Yarmouth Vanguard, Tuesday, January 17, 1989
During the first half of the 19th century lived in Sainte-Anne-du-Ruisseau a mulatto to whom Father Sigogne, when he baptized him, gave the name of Joseph Quomino, although this was not the name of his father, nor of his mother. Why Quomino? The only explanation that I can find is that many years before lived in Jamaica a person by that name, described in documents as “a rebellious Negro”, although the only common trait between our Joseph and this “rebellious Negro” was the color of their skin.
His father was Anselme Hatfield, more commonly known as “Sam”, born in New York, the son of Samuel and of Ann Hatfield. We find this Anselme Hatfield for the first time around the end of the 18th century in Sissiboo, now Weymouth; he was just a lad. How did he come to Nova Scotia is not know. He was put under the care of Paul Dugas, Jr., who was supposed to provide for him, while Anselme Hatfield would be at Dugas’ service “after the manner of slaves”.
At the age of 21, he was given his freedom; the document making him a free man is dated in Sissiboo July 1, 1798 and signed by Stephen Jones, Esq., J.P., of Sissiboo, always very prominent in the municipal affairs of his time, and by John McCullough, Town Clerk for the Township of Clare (whose son, Mathurin, was to be the founder of Corberrie with his brother-in-law Germain Corporon). We can conclude that he was born in 1777, the year that followed the Declaration of Independence of the U.S.
On April 12, 1800, when he was about 22 years and a half, we find him in Yarmouth County, when Father Sigogne baptized him in the Catholic Church. Seven months later, Nov. 18, he married, at Sainte-Anne-du-Ruisseau, Marie Mius (original spelling of Muise or Meuse), the daughter of Charles Amand Mius and of Marie Mius. This marriage created quite a stir among the Acadians; an Acadian girl marrying a Black man.

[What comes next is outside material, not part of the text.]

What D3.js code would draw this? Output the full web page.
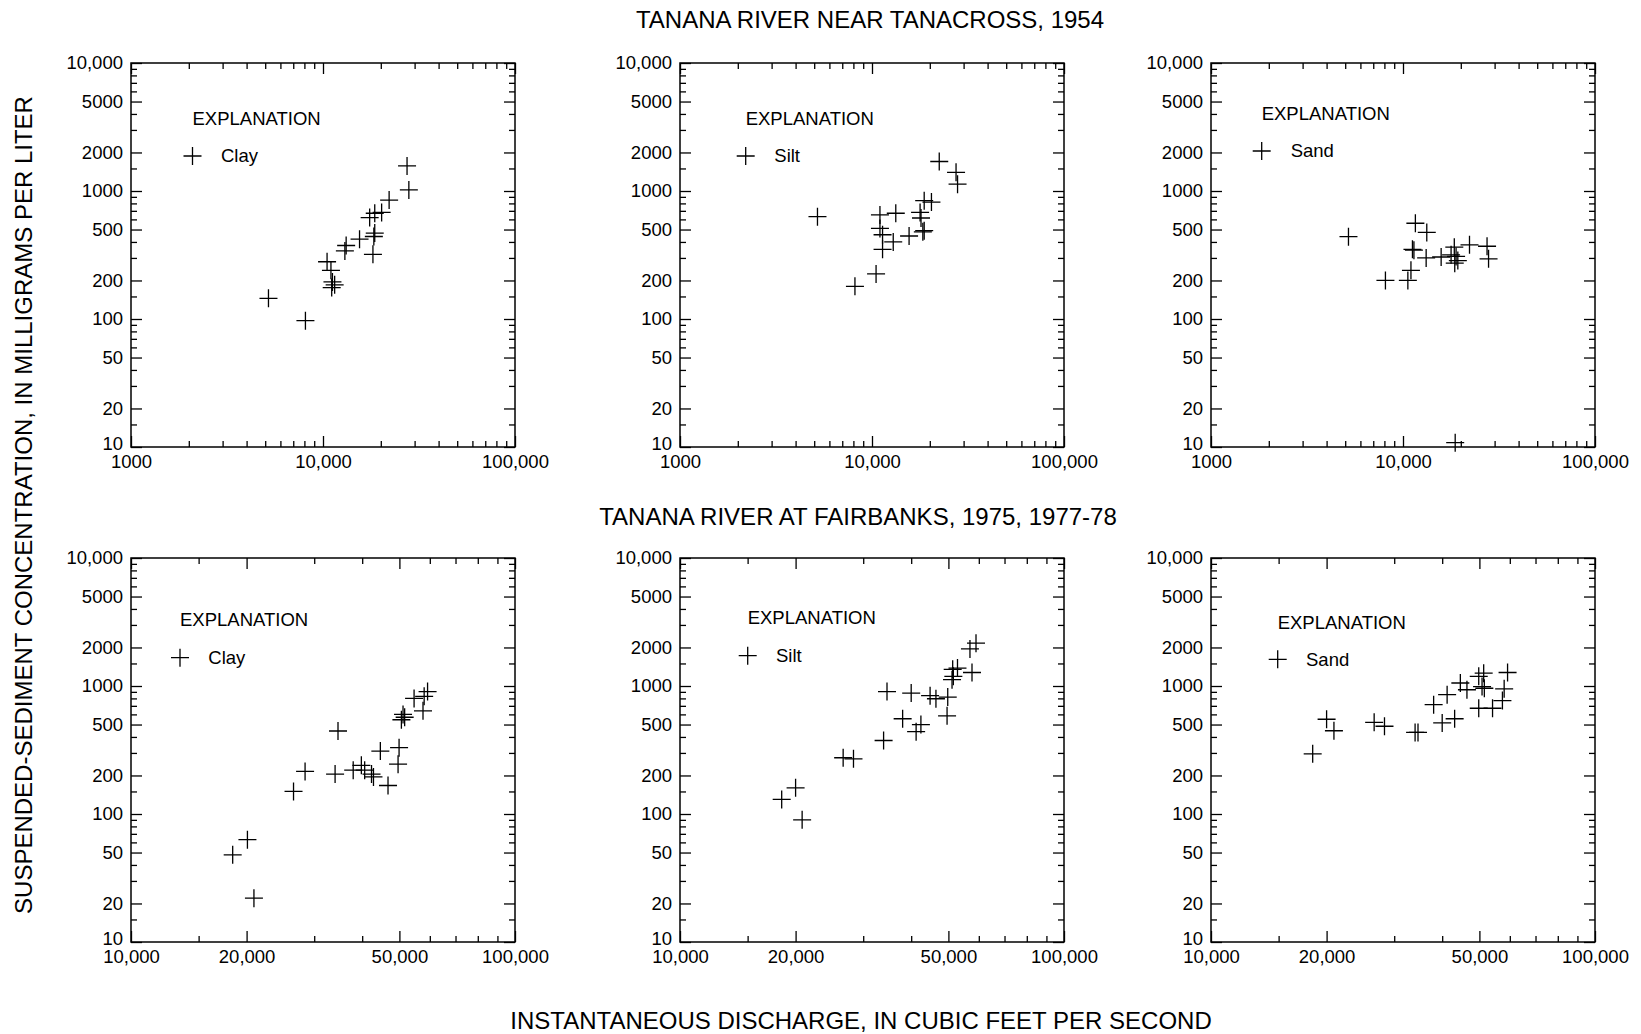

It was nothing less than a scandal which spread like a brisk fire from house to house and from village to village in the quiet neighborhood of South-Western Nova Scotia, which goes to show that discrimination is not an invention of the 20th century. Before the marriage took place, Father Sigogne got into the pulpit and reprimanded his parishioners for all the gossip going around, declaring that a white girl had all the right in the world to marry a black man, even in the Catholic Church if he was baptized, the color of his skin not being an impediment to the marriage in any way. To avoid any misgivings, though, he asked the parents to sign a declaration that they consented to the marriage of their daughter to Anselme Hatfield, that which they did a week before the marriage took place, in the presence of James Lent, at Tusket River.
Anselme Hatfield was to go back to work for his ancient master, Paul Dugas, Jr., but this time as a free man. He was to bring up his family in Clare.

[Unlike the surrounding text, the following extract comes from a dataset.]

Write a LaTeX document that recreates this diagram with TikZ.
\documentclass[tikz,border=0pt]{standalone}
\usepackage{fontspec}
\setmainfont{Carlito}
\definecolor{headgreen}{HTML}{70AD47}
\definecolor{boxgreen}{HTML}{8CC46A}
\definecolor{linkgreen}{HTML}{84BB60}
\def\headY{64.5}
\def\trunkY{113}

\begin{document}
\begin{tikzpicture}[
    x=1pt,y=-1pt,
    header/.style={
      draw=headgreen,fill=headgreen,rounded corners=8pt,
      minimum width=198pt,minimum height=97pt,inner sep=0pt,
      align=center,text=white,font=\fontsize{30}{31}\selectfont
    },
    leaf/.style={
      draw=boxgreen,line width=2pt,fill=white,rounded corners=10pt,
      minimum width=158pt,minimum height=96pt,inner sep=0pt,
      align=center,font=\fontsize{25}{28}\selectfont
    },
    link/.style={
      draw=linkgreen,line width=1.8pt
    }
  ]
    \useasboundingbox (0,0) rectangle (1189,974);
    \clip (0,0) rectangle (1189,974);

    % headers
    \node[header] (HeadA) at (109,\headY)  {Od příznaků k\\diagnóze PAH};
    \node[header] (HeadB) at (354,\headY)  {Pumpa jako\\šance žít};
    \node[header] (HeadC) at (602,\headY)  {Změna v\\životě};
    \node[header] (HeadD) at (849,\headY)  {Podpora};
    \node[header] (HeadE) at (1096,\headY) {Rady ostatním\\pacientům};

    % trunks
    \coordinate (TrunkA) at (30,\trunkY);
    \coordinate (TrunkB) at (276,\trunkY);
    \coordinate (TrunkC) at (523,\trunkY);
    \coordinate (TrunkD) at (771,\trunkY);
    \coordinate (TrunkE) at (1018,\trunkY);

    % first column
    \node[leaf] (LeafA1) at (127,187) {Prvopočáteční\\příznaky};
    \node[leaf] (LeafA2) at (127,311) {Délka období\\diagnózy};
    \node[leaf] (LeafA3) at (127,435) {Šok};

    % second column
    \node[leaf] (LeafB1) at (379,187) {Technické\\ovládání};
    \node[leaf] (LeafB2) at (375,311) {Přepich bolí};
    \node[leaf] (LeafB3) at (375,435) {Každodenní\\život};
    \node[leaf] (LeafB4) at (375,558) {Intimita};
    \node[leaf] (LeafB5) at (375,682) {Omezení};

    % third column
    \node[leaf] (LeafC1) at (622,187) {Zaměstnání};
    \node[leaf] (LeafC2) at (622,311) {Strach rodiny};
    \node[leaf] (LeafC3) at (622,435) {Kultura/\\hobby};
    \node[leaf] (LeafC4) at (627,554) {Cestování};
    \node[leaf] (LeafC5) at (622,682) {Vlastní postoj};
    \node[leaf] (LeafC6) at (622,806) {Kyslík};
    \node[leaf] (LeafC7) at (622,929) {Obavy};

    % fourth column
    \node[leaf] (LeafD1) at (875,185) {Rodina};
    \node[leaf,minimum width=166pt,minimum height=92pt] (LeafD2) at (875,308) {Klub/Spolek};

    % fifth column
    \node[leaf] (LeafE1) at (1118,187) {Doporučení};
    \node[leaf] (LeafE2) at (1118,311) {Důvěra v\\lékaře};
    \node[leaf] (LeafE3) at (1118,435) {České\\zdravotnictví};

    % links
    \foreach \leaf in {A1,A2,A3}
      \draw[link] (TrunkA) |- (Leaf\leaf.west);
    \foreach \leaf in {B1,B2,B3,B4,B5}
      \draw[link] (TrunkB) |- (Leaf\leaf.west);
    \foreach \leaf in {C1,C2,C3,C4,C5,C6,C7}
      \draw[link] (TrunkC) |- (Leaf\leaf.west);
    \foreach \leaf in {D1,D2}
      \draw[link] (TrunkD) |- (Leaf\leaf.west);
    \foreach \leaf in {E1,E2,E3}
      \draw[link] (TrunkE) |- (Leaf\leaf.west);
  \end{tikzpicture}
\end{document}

Shortly after, Jean Bourque, of Sainte-Anne-du-Ruisseau, asked Anselme Hatfield if he would come back to Sainte-Anne-du-Ruisseau to help him, for a short time, in his work. It was then, while Anselme Hatfield was away from home, where he had left his family, that Joseph Quomino was born, August 15, 1804. His mother was Claire Mius, sister to Marie Mius. She declared under oath that the father was of the child was her brother-in-law, Anselme Hatfield. Since Marie Mius, married to Anselme Hatfield, was the aunt of Joseph Quomino, it so happened that his own father was at the same time his uncle! Did the parents try at first to hid this birth from Father Sigogne? It is not said. Nevertheless, the child was not presented to be baptized before Nov. 26, 1812, when he was over eight years of age.

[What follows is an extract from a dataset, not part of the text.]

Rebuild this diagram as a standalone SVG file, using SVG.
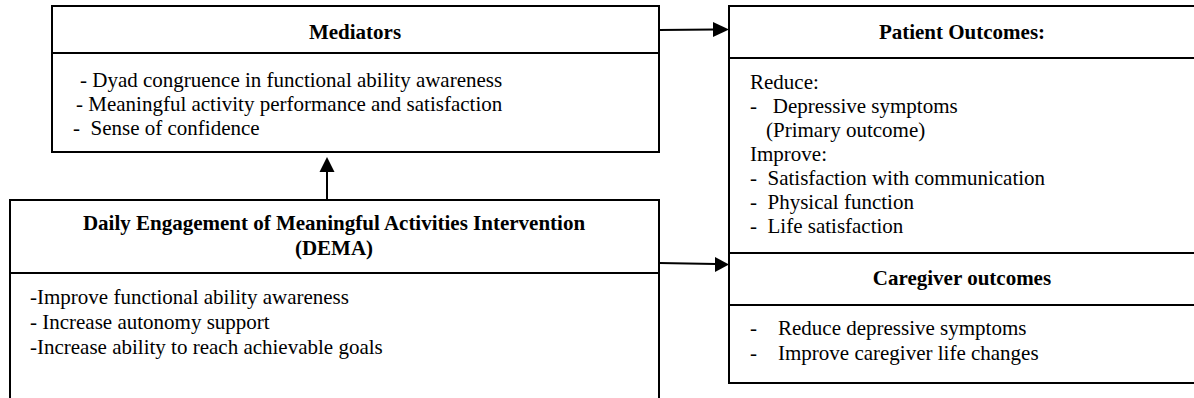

We may note here that Claire Mius herself was to marry in 1806 a Black man by the name of Jean-Marie Blanchard, born in Bayonne, France, who had drifted to the West Indies, before landing in Nova Scotia. When this marriage took place, we do not read of any fuss made on account of another Acadian girl marrying a colored man.
As for Joseph Quomino, he was brought up in Sainte-Anne-du-Ruisseau or vicinity. On Oct. 17, 1831, at Sainte-Anne-du-Ruisseau or in Wedgeport, he married Mary Elizabeth Andrews, called Bessie, of Wedgeport, Black or mulatto, whose origin is not known. We know four of their children, three girls and one boy, Charles Henri, born April 21, 1837, who took the name of Hatfield. He married Jan. 27, 1858, Leonise LeBlanc, daughter of Jean, of the famous Honore family and of Madeleine Doucet. They lived on the main road, between Sainte-Anne-du-Ruisseau and Tusket, not far from the church. With regard to Leonice LeBlanc, who was called, for no apparent reason, “La Taupe” (the Mole), old lpeople would talk about her with great esteem, by the fact that she was frequently in church, cleaning, dusting, sweeping, decorating the altar, and doing the washing of the altar cloths. Her youngest child, Charles, was known as “Bibi de La Taupe” (Baby of La Taupe), the father being dead at the time.
Old people used to have many fascinating stories about Joseph Quomino. He used to sell molasses candies. But this was just a “cover-up” for the home-brew that he was peddling around. They recalled especially a certain instance when Joseph Quomino nearly got caught by Calixte Muise, of Belleville, who was acting as constable. What made this instance more memorable than others is that it took place in church. Calixte had tried to apprehend Joseph Quomino many times, but Joseph would always find a way to escape. This Sunday, in church, it happened that both, Calixte and Joseph, were attending Mass in the sanctuary, what used to be done when there was not enough room in the nave. Seeing Joseph across from him, Calixte thought that this was his chance. But, in the time of Father Sigogne, nobody dared leave the church or even his pew before the priest would have entered the sacristy after Mass. There they were, both of them, with a foot in the aisle, ready to make a bee-line for the door, while all eyes of the congregation were glued on them, aside from the altar, wondering what would be the outcome. Father Sigogne had not yet put a foot in the vestry, when Joseph Quomino, being closer to the door, dashed out, with Calixte on his heels. But Joseph, although older than his pursuer, outran him and escaped in the woods, avoiding another encounter with the law. It is stated, though, that he was not always that lucky. Although he had to pay a few fines, that did not stop him from carrying on his trade, when prohibition was still in full force.